3D printing for foodstuffs
3D printers have the potential to revolutionize the industry as we know it. Whether they make it or not depends not least on how efficient and precise we can make them.
3D printing in the food industry combines the areas of “high technology” and “great pleasure” in the most exciting way. Because the 3D printer serves one of the oldest rules of sophisticated cuisine: “You eat with your eyes first”. And thanks to modern 3D printers, the eyes get a lot to see.
Alongside the “classic” applications for manufacturing machine parts and baking moulds, for a number of years foods themselves have been printed. As long as 10 years ago, NASA began researching the use of 3D printers to produce food for astronauts. Here on the earth, the development of 3D printers for foodstuffs is still frowned upon as a gimmick. However, the advantages of printed food cannot simply be dismissed. The increasing number of people with allergies and intolerances make it sensible to prepare nourishment individually. The individual vitamin and mineral balance in the body can be corrected individually and automatically using nutritional supplements. Diets can be much better and more easily implemented with meals tailored to the current calorie needs.
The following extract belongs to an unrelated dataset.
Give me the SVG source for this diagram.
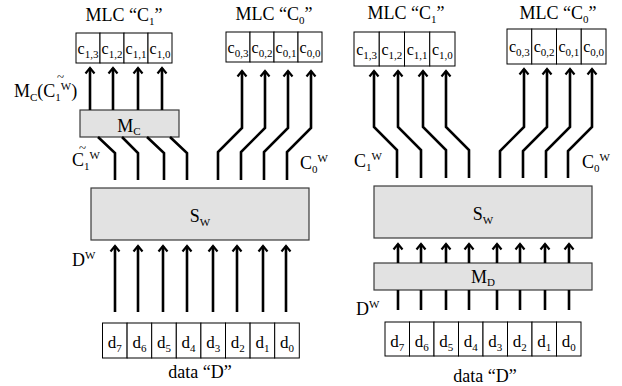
<svg xmlns="http://www.w3.org/2000/svg" width="622" height="386" viewBox="0 0 622 386">
<defs>
<marker id="ah" markerUnits="userSpaceOnUse" markerWidth="12" markerHeight="12" refX="0" refY="0" viewBox="-7 -6 9 12" orient="auto" overflow="visible">
<path d="M-5.5,-4.5 L0,0 L-5.5,4.5" fill="none" stroke="#000" stroke-width="2.2" stroke-linejoin="miter" stroke-linecap="butt"/>
</marker>
</defs>
<style>
text{font-family:"Liberation Serif","Times New Roman",serif;fill:#000}
.lbl{font-size:18px}
.mid{text-anchor:middle}
.cell{font-size:16px;text-anchor:middle}
.dc{font-size:17px;text-anchor:middle}
.sub{font-size:11px}
.sup{font-size:11px}
.tl{font-size:13px}
.c{fill:#fff;stroke:#000;stroke-width:1}
.g{fill:#e2e2e2;stroke:#3a3a3a;stroke-width:1.2}
.w{fill:none;stroke:#000;stroke-width:2.6;stroke-linejoin:miter}
.a{marker-end:url(#ah)}
</style>

<!-- LEFT PANEL -->
<g id="L_C1">
<rect class="c" x="76" y="33" width="24" height="30"/>
<rect class="c" x="100" y="33" width="24" height="30"/>
<rect class="c" x="124" y="33" width="24" height="30"/>
<rect class="c" x="148" y="33" width="24" height="30"/>
<text class="cell" x="88" y="54">c<tspan class="sub" dy="4">1,3</tspan></text>
<text class="cell" x="112" y="54">c<tspan class="sub" dy="4">1,2</tspan></text>
<text class="cell" x="136" y="54">c<tspan class="sub" dy="4">1,1</tspan></text>
<text class="cell" x="160" y="54">c<tspan class="sub" dy="4">1,0</tspan></text>
<text class="lbl mid" x="124" y="21">MLC “C<tspan class="sub" dy="4">1</tspan><tspan dy="-4">”</tspan></text>
</g>
<g id="L_C0">
<rect class="c" x="226" y="32" width="24" height="30"/>
<rect class="c" x="250" y="32" width="24" height="30"/>
<rect class="c" x="274" y="32" width="24" height="30"/>
<rect class="c" x="298" y="32" width="24" height="30"/>
<text class="cell" x="238" y="53">c<tspan class="sub" dy="4">0,3</tspan></text>
<text class="cell" x="262" y="53">c<tspan class="sub" dy="4">0,2</tspan></text>
<text class="cell" x="286" y="53">c<tspan class="sub" dy="4">0,1</tspan></text>
<text class="cell" x="310" y="53">c<tspan class="sub" dy="4">0,0</tspan></text>
<text class="lbl mid" x="274" y="20">MLC “C<tspan class="sub" dy="4">0</tspan><tspan dy="-4">”</tspan></text>
</g>
<g id="L_MC">
<rect class="g" x="80" y="110" width="99" height="27"/>
<text class="lbl mid" x="129" y="132">M<tspan class="sub" dy="3">C</tspan></text>
</g>
<g id="L_SW">
<rect class="g" x="91" y="188" width="218" height="52"/>
<text class="lbl mid" x="200" y="222">S<tspan class="sub" dy="4">W</tspan></text>
</g>
<g id="L_D">
<rect class="c" x="102.5" y="323" width="24.6" height="35"/>
<rect class="c" x="127.1" y="323" width="24.6" height="35"/>
<rect class="c" x="151.7" y="323" width="24.6" height="35"/>
<rect class="c" x="176.3" y="323" width="24.6" height="35"/>
<rect class="c" x="200.9" y="323" width="24.6" height="35"/>
<rect class="c" x="225.5" y="323" width="24.6" height="35"/>
<rect class="c" x="250.1" y="323" width="24.6" height="35"/>
<rect class="c" x="274.7" y="323" width="24.6" height="35"/>
<text class="dc" x="114.8" y="348">d<tspan class="sub" dy="4">7</tspan></text>
<text class="dc" x="139.4" y="348">d<tspan class="sub" dy="4">6</tspan></text>
<text class="dc" x="164" y="348">d<tspan class="sub" dy="4">5</tspan></text>
<text class="dc" x="188.6" y="348">d<tspan class="sub" dy="4">4</tspan></text>
<text class="dc" x="213.2" y="348">d<tspan class="sub" dy="4">3</tspan></text>
<text class="dc" x="237.8" y="348">d<tspan class="sub" dy="4">2</tspan></text>
<text class="dc" x="262.4" y="348">d<tspan class="sub" dy="4">1</tspan></text>
<text class="dc" x="287" y="348">d<tspan class="sub" dy="4">0</tspan></text>
<text class="lbl mid" x="200" y="378">data “D”</text>
</g>
<g id="L_labels">
<text class="lbl" x="14" y="97">M<tspan class="sub" dy="4">C</tspan><tspan dy="-4">(C</tspan><tspan class="sub" dy="4">1</tspan><tspan class="sup" dy="-11">W</tspan><tspan dy="7">)</tspan></text>
<text class="tl" x="57" y="81">~</text>
<text class="lbl" x="72" y="166">C<tspan class="sub" dy="4">1</tspan><tspan class="sup" dy="-11">W</tspan></text>
<text class="tl" x="79" y="152">~</text>
<text class="lbl" x="300" y="169">C<tspan class="sub" dy="4">0</tspan><tspan class="sup" dy="-11">W</tspan></text>
<text class="lbl" x="72" y="266">D<tspan class="sup" dy="-7">W</tspan></text>
</g>

<!-- RIGHT PANEL -->
<g id="R_C1">
<rect class="c" x="354" y="32" width="25.25" height="34"/>
<rect class="c" x="379.25" y="32" width="25.25" height="34"/>
<rect class="c" x="404.5" y="32" width="25.25" height="34"/>
<rect class="c" x="429.75" y="32" width="25.25" height="34"/>
<text class="cell" x="366.6" y="55">c<tspan class="sub" dy="4">1,3</tspan></text>
<text class="cell" x="391.9" y="55">c<tspan class="sub" dy="4">1,2</tspan></text>
<text class="cell" x="417.1" y="55">c<tspan class="sub" dy="4">1,1</tspan></text>
<text class="cell" x="442.4" y="55">c<tspan class="sub" dy="4">1,0</tspan></text>
<text class="lbl mid" x="406" y="19">MLC “C<tspan class="sub" dy="4">1</tspan><tspan dy="-4">”</tspan></text>
</g>
<g id="R_C0">
<rect class="c" x="507" y="29" width="24.75" height="35"/>
<rect class="c" x="531.75" y="29" width="24.75" height="35"/>
<rect class="c" x="556.5" y="29" width="24.75" height="35"/>
<rect class="c" x="581.25" y="29" width="24.75" height="35"/>
<text class="cell" x="519.4" y="52">c<tspan class="sub" dy="4">0,3</tspan></text>
<text class="cell" x="544.1" y="52">c<tspan class="sub" dy="4">0,2</tspan></text>
<text class="cell" x="568.9" y="52">c<tspan class="sub" dy="4">0,1</tspan></text>
<text class="cell" x="593.6" y="52">c<tspan class="sub" dy="4">0,0</tspan></text>
<text class="lbl mid" x="558" y="19">MLC “C<tspan class="sub" dy="4">0</tspan><tspan dy="-4">”</tspan></text>
</g>
<g id="R_SW">
<rect class="g" x="374" y="186" width="218" height="52"/>
<text class="lbl mid" x="483" y="220">S<tspan class="sub" dy="4">W</tspan></text>
</g>
<g id="R_MD">
<rect class="g" x="374" y="263" width="218" height="27"/>
<text class="lbl mid" x="483" y="283">M<tspan class="sub" dy="3">D</tspan></text>
</g>
<g id="R_D">
<rect class="c" x="385" y="322" width="24.5" height="34"/>
<rect class="c" x="409.5" y="322" width="24.5" height="34"/>
<rect class="c" x="434" y="322" width="24.5" height="34"/>
<rect class="c" x="458.5" y="322" width="24.5" height="34"/>
<rect class="c" x="483" y="322" width="24.5" height="34"/>
<rect class="c" x="507.5" y="322" width="24.5" height="34"/>
<rect class="c" x="532" y="322" width="24.5" height="34"/>
<rect class="c" x="556.5" y="322" width="24.5" height="34"/>
<text class="dc" x="397.3" y="347">d<tspan class="sub" dy="4">7</tspan></text>
<text class="dc" x="421.8" y="347">d<tspan class="sub" dy="4">6</tspan></text>
<text class="dc" x="446.3" y="347">d<tspan class="sub" dy="4">5</tspan></text>
<text class="dc" x="470.8" y="347">d<tspan class="sub" dy="4">4</tspan></text>
<text class="dc" x="495.3" y="347">d<tspan class="sub" dy="4">3</tspan></text>
<text class="dc" x="519.8" y="347">d<tspan class="sub" dy="4">2</tspan></text>
<text class="dc" x="544.3" y="347">d<tspan class="sub" dy="4">1</tspan></text>
<text class="dc" x="568.8" y="347">d<tspan class="sub" dy="4">0</tspan></text>
<text class="lbl mid" x="485" y="382">data “D”</text>
</g>
<g id="R_labels">
<text class="lbl" x="354" y="167">C<tspan class="sub" dy="4">1</tspan><tspan class="sup" dy="-11">W</tspan></text>
<text class="lbl" x="582" y="168">C<tspan class="sub" dy="4">0</tspan><tspan class="sup" dy="-11">W</tspan></text>
<text class="lbl" x="356" y="315">D<tspan class="sup" dy="-7">W</tspan></text>
</g>

<g id="connectors" class="w">
<path class="w a" d="M90,110 V68"/>
<path class="w a" d="M113,110 V68"/>
<path class="w a" d="M138,110 V68"/>
<path class="w a" d="M162,110 V68"/>
<path class="w" d="M115,180 V153 L98,137"/>
<path class="w" d="M138,180 V153 L122,137"/>
<path class="w" d="M164,180 V153 L147,137"/>
<path class="w" d="M187,180 V153 L170,137"/>
<path class="w a" d="M218,180 V152 L242,128 V71"/>
<path class="w a" d="M241,180 V152 L265,128 V71"/>
<path class="w a" d="M264,180 V152 L288,128 V71"/>
<path class="w a" d="M287,180 V152 L311,128 V71"/>
<path class="w a" d="M115,312 V246"/>
<path class="w a" d="M138,312 V246"/>
<path class="w a" d="M163,312 V246"/>
<path class="w a" d="M187,312 V246"/>
<path class="w a" d="M213,312 V246"/>
<path class="w a" d="M237,312 V246"/>
<path class="w a" d="M263,312 V246"/>
<path class="w a" d="M286,312 V246"/>
<path class="w a" d="M397,178 V150 L374,127 V71"/>
<path class="w a" d="M421,178 V150 L398,127 V71"/>
<path class="w a" d="M446,178 V150 L423,127 V71"/>
<path class="w a" d="M469,178 V150 L446,127 V71"/>
<path class="w a" d="M500,178 V151 L524,127 V69"/>
<path class="w a" d="M523,178 V151 L547,127 V69"/>
<path class="w a" d="M546,178 V151 L570,127 V69"/>
<path class="w a" d="M568,178 V151 L592,127 V69"/>
<path class="w a" d="M398,263 V244"/>
<path class="w a" d="M421,263 V244"/>
<path class="w a" d="M446,263 V244"/>
<path class="w a" d="M469,263 V244"/>
<path class="w a" d="M497,263 V244"/>
<path class="w a" d="M520,263 V244"/>
<path class="w a" d="M545,263 V244"/>
<path class="w a" d="M569,263 V244"/>
<path class="w" d="M398,310 V290"/>
<path class="w" d="M421,310 V290"/>
<path class="w" d="M446,310 V290"/>
<path class="w" d="M469,310 V290"/>
<path class="w" d="M497,310 V290"/>
<path class="w" d="M520,310 V290"/>
<path class="w" d="M545,310 V290"/>
<path class="w" d="M569,310 V290"/>
</g>
</svg>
For old and ill people, nutrition can be tailored to medical needs.
All of these things can clearly be achieved without 3D printers – just as three quarters of a century ago meals could also be heated up without a microwave oven. At the time, the new technology was suspect for many people. The devices only made an appearance in the kitchen slowly. Whether the 3D printer will have a similar success history as the microwave oven depends on many factors. The development of the prices for the devices will certainly be decisive. Reducing costs for the new technology will lead to increasing value for industry. And it will ultimately provide the supply as soon as the demand increases.
3D printers have already made the first steps towards suitability for the masses. Not only small companies and start-ups, but also large companies such as the Italian pasta giant, Barilla, have long been researching the new technology. It will probably be a few years before the first mass-produced 3D printers are in our kitchens. But it is certain that the great potential of the new technology has developed a dynamic that will drive advances.